La tarde se apuraba en cafeterías de vanguardia, con enchufes en las paredes para cargar móviles y portátiles, y una pila de agua fría para rellenarse el vaso. Dos chicas se transferían confidencias sentimentales, con los smoothies ya vacíos: «Nos llevamos bien, pero no me gusta». Así es la vida, a veces. Los que entraban traían la cara rojeante, el cuerpo sudado. Afuera se centrifugaba el demonio. Madrid fulminada, Madrid caldera, Madrid de alabastro y violín rojo. «Verano violín rojo», que diría Neruda. En el cielo las pocas nubes eran altas y polvorientas, y el autobús regresaba mareado por la autopista a la pequeña ciudad.

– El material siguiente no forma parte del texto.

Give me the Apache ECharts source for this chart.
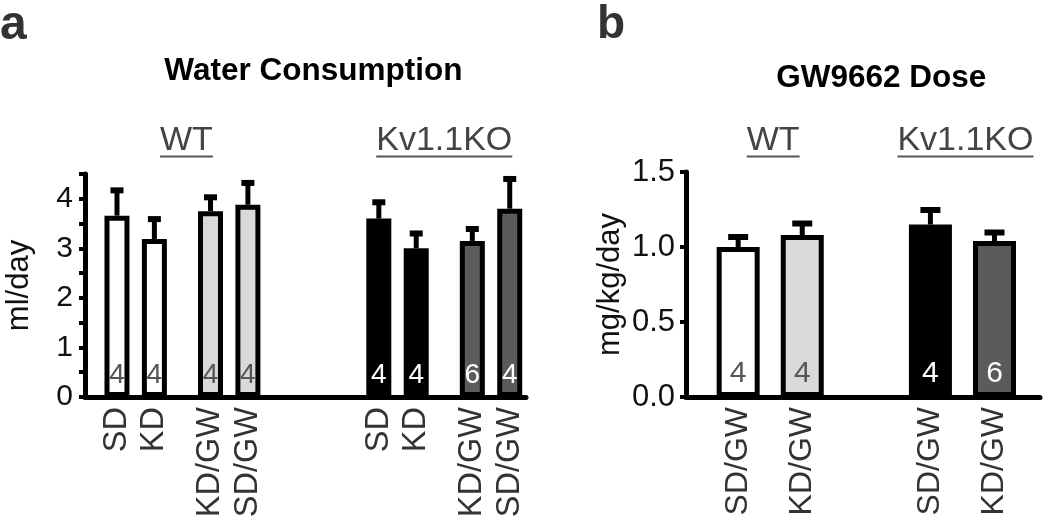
<!DOCTYPE html>
<html>
<head>
<meta charset="utf-8">
<script src="https://cdn.jsdelivr.net/npm/echarts@6/dist/echarts.min.js"></script>
<style>html,body{margin:0;padding:0;background:#fff}#c{width:1050px;height:521px}</style>
</head>
<body>
<div id="c"></div>
<script>
// ---------- DATA ----------
// Panel a: axis slots ('' = empty spacer slot)
const slotsA = ['SD','','KD','','','KD/GW','','SD/GW','','','','','','','SD','','KD','','','KD/GW','','SD/GW'];
const groupsA = ['WT','WT','WT','WT','Kv1.1KO','Kv1.1KO','Kv1.1KO','Kv1.1KO'];
const waterMean = [3.66, 3.19, 3.75, 3.88, 3.60, 3.00, 3.15, 3.80];
const waterSEM  = [0.52, 0.41, 0.29, 0.45, 0.34, 0.31, 0.25, 0.61];
const waterN    = [4, 4, 4, 4, 4, 4, 6, 4];
const yTicksA = [0, 1, 2, 3, 4];

// Panel b
const slotsB = ['SD/GW','KD/GW','','SD/GW','KD/GW'];
const groupsB = ['WT','WT','Kv1.1KO','Kv1.1KO'];
const doseMean = [1.00, 1.08, 1.15, 1.04];
const doseSEM  = [0.07, 0.08, 0.10, 0.06];
const doseN    = [4, 4, 4, 6];
const yTicksB = ['0.0','0.5','1.0','1.5'];

// ---------- STYLES ----------
const fillA = ['#ffffff','#ffffff','#d9d9d9','#d9d9d9','#000000','#000000','#5b5b5b','#5b5b5b'];
const fillB = ['#ffffff','#d9d9d9','#000000','#5b5b5b'];
const nColor = c => (c === '#000000' || c === '#5b5b5b') ? '#ffffff' : '#555555';
const FONT = '"Liberation Sans", Arial, Helvetica, sans-serif';

function slotIndex(slots){ const r=[]; slots.forEach((s,i)=>{ if(s!=='') r.push(i); }); return r; }
const posA = slotIndex(slotsA);
const posB = slotIndex(slotsB);

function barData(pos, mean, n, fill, fs){
  return mean.map((m,i)=>({
    value:[pos[i], m],
    itemStyle:{color:fill[i], borderColor:'#000', borderWidth:5},
    label:{show:true, position:'insideBottom', distance:8, formatter:String(n[i]),
           color:nColor(fill[i]), fontSize:fs, fontFamily:FONT}
  }));
}
function errSeries(xi, yi, pos, mean, sem, capW){
  return {
    type:'custom', xAxisIndex:xi, yAxisIndex:yi, z:1,
    data: mean.map((m,i)=>[pos[i], m, sem[i]]),
    renderItem:(params, api)=>{
      const x=api.value(0), m=api.value(1), e=api.value(2);
      const p0=api.coord([x,m]), p1=api.coord([x,m+e]);
      return {type:'group', children:[
        {type:'line', shape:{x1:p0[0],y1:p0[1],x2:p1[0],y2:p1[1]}, style:{stroke:'#000',lineWidth:5}},
        {type:'line', shape:{x1:p1[0]-capW/2,y1:p1[1]+0.5,x2:p1[0]+capW/2,y2:p1[1]+0.5}, style:{stroke:'#000',lineWidth:6}}
      ]};
    }
  };
}
function xAxis(gi, slots, pos, min, max, fs){
  return {
    type:'value', gridIndex:gi, min:min, max:max,
    splitLine:{show:false}, axisTick:{show:false},
    axisLine:{show:true, onZero:false, lineStyle:{color:'#000', width:5}},
    axisLabel:{customValues:pos, rotate:90, margin:10, color:'#333', fontSize:fs, fontFamily:FONT,
      formatter:v=>slots[Math.round(v)] || ''}
  };
}
function yAxis(gi, min, max, name, nameGap, nameFs, labFs, margin, fmt){
  return {
    type:'value', gridIndex:gi, min:min, max:max, interval:0.5,
    name:name, nameLocation:'middle', nameRotate:90, nameGap:nameGap,
    nameTextStyle:{fontSize:nameFs, color:'#111', fontFamily:FONT},
    splitLine:{show:false},
    axisLine:{show:true, onZero:false, lineStyle:{color:'#000', width:5}},
    axisTick:{show:true, inside:false, length:6, lineStyle:{color:'#000', width:4}},
    axisLabel:{margin:margin, fontSize:labFs, color:'#111', fontFamily:FONT, formatter:fmt}
  };
}

const chart = echarts.init(document.getElementById('c'), null, {renderer:'canvas'});
const option = {
  animation:false,
  backgroundColor:'#fff',
  grid:[
    {left:85, right:524, top:174, bottom:124},
    {left:686, right:10, top:172, bottom:124}
  ],
  xAxis:[ xAxis(0, slotsA, posA, -1.71, 21.87, 32.5), xAxis(1, slotsB, posB, -0.814, 4.71, 32) ],
  yAxis:[
    yAxis(0, 0, 4.5, 'ml/day', 50, 31, 30, 12, v=> yTicksA.indexOf(v)>=0 ? String(v) : ''),
    yAxis(1, 0, 1.5, 'mg/kg/day', 60, 31, 31, 11, v=> yTicksB[Math.round(v/0.5)] || '')
  ],
  series:[
    errSeries(0,0,posA,waterMean,waterSEM,13),
    {type:'bar', xAxisIndex:0, yAxisIndex:0, barWidth:25, z:2, data:barData(posA, waterMean, waterN, fillA, 28)},
    errSeries(1,1,posB,doseMean,doseSEM,20),
    {type:'bar', xAxisIndex:1, yAxisIndex:1, barWidth:43, z:2, data:barData(posB, doseMean, doseN, fillB, 30)}
  ]
};
chart.setOption(option);

// ---------- ANNOTATIONS (titles, group labels) ----------
const ctx = document.createElement('canvas').getContext('2d');
function textW(t, font){ ctx.font = font; return ctx.measureText(t).width; }
function groupCenters(gi, pos, groups){
  const out = {};
  groups.forEach((g,i)=>{ (out[g] = out[g] || []).push(chart.convertToPixel({xAxisIndex:gi}, pos[i])); });
  return Object.keys(out).map(k=>({name:k, x: out[k].reduce((a,b)=>a+b,0)/out[k].length}));
}
const gFont = 34;
const elements = [];
function addGroupLabels(centers, dx){
  centers.forEach((c,i)=>{
    const x = c.x + (dx[i]||0);
    const w = textW(c.name, gFont + 'px "Liberation Sans"');
    elements.push({type:'text', x:x, y:141, style:{text:c.name, fontSize:gFont, fontFamily:FONT, fill:'#444', align:'center', verticalAlign:'middle'}});
    elements.push({type:'line', shape:{x1:x-w/2, y1:156.5, x2:x+w/2, y2:156.5}, style:{stroke:'#555', lineWidth:2}});
  });
}
addGroupLabels(groupCenters(0, posA, groupsA), [4, 0]);
addGroupLabels(groupCenters(1, posB, groupsB), [3, 3]);
const midA = (chart.convertToPixel({xAxisIndex:0}, posA[0]) + chart.convertToPixel({xAxisIndex:0}, posA[posA.length-1]))/2;
const midB = (chart.convertToPixel({xAxisIndex:1}, posB[0]) + chart.convertToPixel({xAxisIndex:1}, posB[posB.length-1]))/2;
elements.push({type:'text', x:midA, y:71, style:{text:'Water Consumption', fontSize:31.5, fontWeight:'bold', fontFamily:FONT, fill:'#000', align:'center', verticalAlign:'middle'}});
elements.push({type:'text', x:midB+15, y:78, style:{text:'GW9662 Dose', fontSize:31.5, fontWeight:'bold', fontFamily:FONT, fill:'#000', align:'center', verticalAlign:'middle'}});
elements.push({type:'text', x:0, y:26, style:{text:'a', fontSize:48, fontWeight:'bold', fontFamily:FONT, fill:'#333', align:'left', verticalAlign:'middle'}});
elements.push({type:'text', x:597, y:25, style:{text:'b', fontSize:46, fontWeight:'bold', fontFamily:FONT, fill:'#333', align:'left', verticalAlign:'middle'}});
chart.setOption({graphic:{elements:elements}});
</script>
</body>
</html>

Pero en la sierra todavía no corría una pizca de aire, y algunos toros solitarios de Albarreal, señores del Guadarrama, recostados a la sombra de los pinos que plantó la reina María Cristina para repoblar la zona, contemplaban la ciudad de Madrid en lontananza. Los balcones abiertos de las casonas buscaban el alivio de una brisa que no llegaba. Y abajo, las plazas y las terrazas se poblaban de tanques de cerveza, croquetas de cocido, calamares rebozados y vermús. Se hacía un último esfuerzo por sobrevivir. Pero el día no se sostenía más, con esa luna gigante en llamas como si fuera el envés del sol sobre la galaxia de Madrid. Esa misma luna que describe Ferlosio en El Jarama, esa luna de los años cincuenta, una «luna roja, inmensa y cercana, recién nacida tras el horizonte»; o esa misma otra, más trasañeja, que contemplaría con deleite Felipe II desde su aposento, brillando sobre los jardines reales.

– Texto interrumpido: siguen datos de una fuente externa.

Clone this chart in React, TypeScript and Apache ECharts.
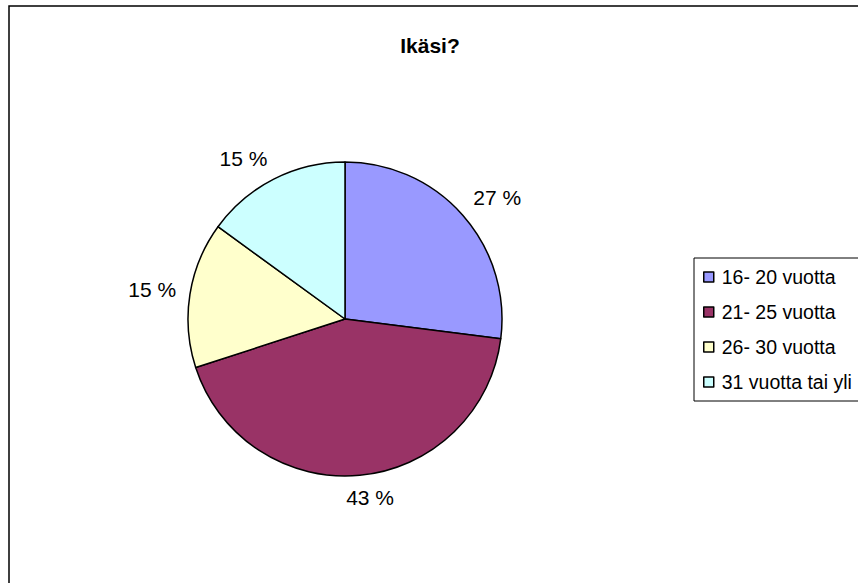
import React, { useEffect, useRef } from "react";
import * as echarts from "echarts";

const categories = ["16- 20 vuotta", "21- 25 vuotta", "26- 30 vuotta", "31 vuotta tai yli"];
const values = [27, 43, 15, 15];
const colors = ["#9999FF", "#993366", "#FFFFCC", "#CCFFFF"];
const titleText = "Ikäsi?";

const FONT = "Liberation Sans, Arial, sans-serif";

export default function App() {
  const ref = useRef<HTMLDivElement>(null);
  useEffect(() => {
    if (!ref.current) return;
    const chart = echarts.init(ref.current, undefined, { renderer: "svg" });
    const clamp = (v: number) => Math.max(-1, Math.min(1, v));
    chart.setOption({
      animation: false,
      backgroundColor: "#ffffff",
      textStyle: { fontFamily: FONT },
      title: {
        text: titleText,
        left: 430,
        top: 35,
        padding: 0,
        textAlign: "center",
        textStyle: { fontSize: 21, fontWeight: "bold", color: "#000", fontFamily: FONT },
      },
      graphic: [
        {
          type: "rect",
          shape: { x: 9, y: 6, width: 900, height: 620 },
          style: { fill: "none", stroke: "#000", lineWidth: 1.5 },
          silent: true,
          z: -10,
        },
      ],
      legend: {
        orient: "vertical",
        left: 694,
        top: 258,
        padding: [9, 40, 9, 9],
        itemGap: 15,
        itemWidth: 10,
        itemHeight: 10,
        icon: "rect",
        borderColor: "#000",
        borderWidth: 1,
        backgroundColor: "#fff",
        itemStyle: { borderColor: "#000", borderWidth: 1.5 },
        textStyle: { fontSize: 19.5, color: "#000", padding: [0, 0, 0, 3], fontFamily: FONT },
        data: categories,
      },
      series: [
        {
          type: "pie",
          center: [345, 319],
          radius: 157,
          startAngle: 90,
          clockwise: true,
          percentPrecision: 0,
          avoidLabelOverlap: false,
          itemStyle: { borderColor: "#000", borderWidth: 1.5 },
          label: {
            show: true,
            position: "outside",
            formatter: "{d} %",
            fontSize: 21,
            color: "#000",
            fontFamily: FONT,
          },
          labelLine: { show: true, length: 14, length2: 0, lineStyle: { opacity: 0, width: 0 } },
          labelLayout: (params: any) => {
            const pts = params.labelLinePoints;
            if (!pts) return {};
            const p0 = pts[0];
            const p1 = pts[1];
            let dx = p1[0] - p0[0];
            let dy = p1[1] - p0[1];
            const len = Math.sqrt(dx * dx + dy * dy) || 1;
            dx /= len;
            dy /= len;
            const w = params.labelRect.width;
            const h = params.labelRect.height * 0.4;
            const sx = clamp(dx * 4);
            const sy = clamp(dy * 2);
            return {
              x: p1[0] + (w / 2) * sx,
              y: p1[1] + h * sy,
              align: "center",
              verticalAlign: "middle",
            };
          },
          emphasis: { disabled: true },
          data: categories.map((name, i) => ({ name, value: values[i], itemStyle: { color: colors[i] } })),
        },
      ],
    });
    return () => chart.dispose();
  }, []);
  return <div ref={ref} style={{ position: "fixed", left: 0, top: 0, width: 858, height: 583 }} />;
}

Y de pronto, la oscuridad de las doce de la noche. Se apagaron las luces eléctricas. Un padre de familia se preguntaba delante de sus hijos: «¿Van a apagar también la luna?». Y uno de los niños se asustó. Era entonces cuando había que regresar a la posada, por una cuesta empedrada, asfixiado y cogitabundo, el último sudor de la jornada, los últimos pensamientos de la noche. Y al encasquetar bien el portón de madera noble, el dueño preguntaba «qué tal el día», y el calor rompía el hielo. Esto no puede seguir así y tal. El calor ocupaba el monopolio, era tema cómodo, deslizante, fácil, unisex. Era asunto de actualidad. «¡A ver si lo arregláis los jóvenes!».

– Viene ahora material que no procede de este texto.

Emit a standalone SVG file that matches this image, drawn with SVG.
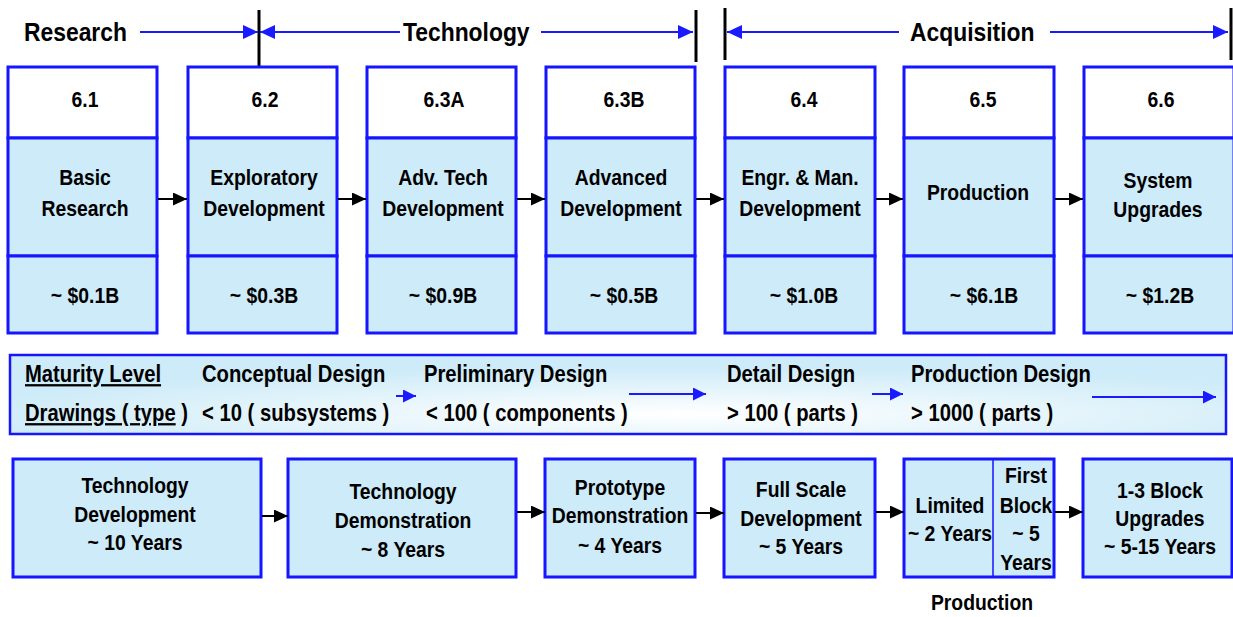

Y mientras subía a mi cuarto por la escalera de caracol se iba levantando poco a poco un hormigueo de susurros, las voces provenientes del resto de dormitorios, como cuando uno se arrima a un panal y escucha el murmullo de las abejas. Luego, uno se resignaba a la madrugaba despojándose de mantas, bajo el suspiro de los aires acondicionados, el traqueteo esporádico de los neumáticos sobre la calle de piedra como viejos carruajes, o los chirridos de los resortes de las camas vecinas. Pero no bajaba ninguna brisa del Monte Abantos. Todo quedaba en suspenso, a la espera del viento airado de la aspiradora de la chica de la limpieza al amanecer. «Qué calorazo», decía apartándose los pelos del flequillo. Con este golpe de realismo y de calor se arrancaba uno de la policromía de los sueños. Y todo volvía a empezar.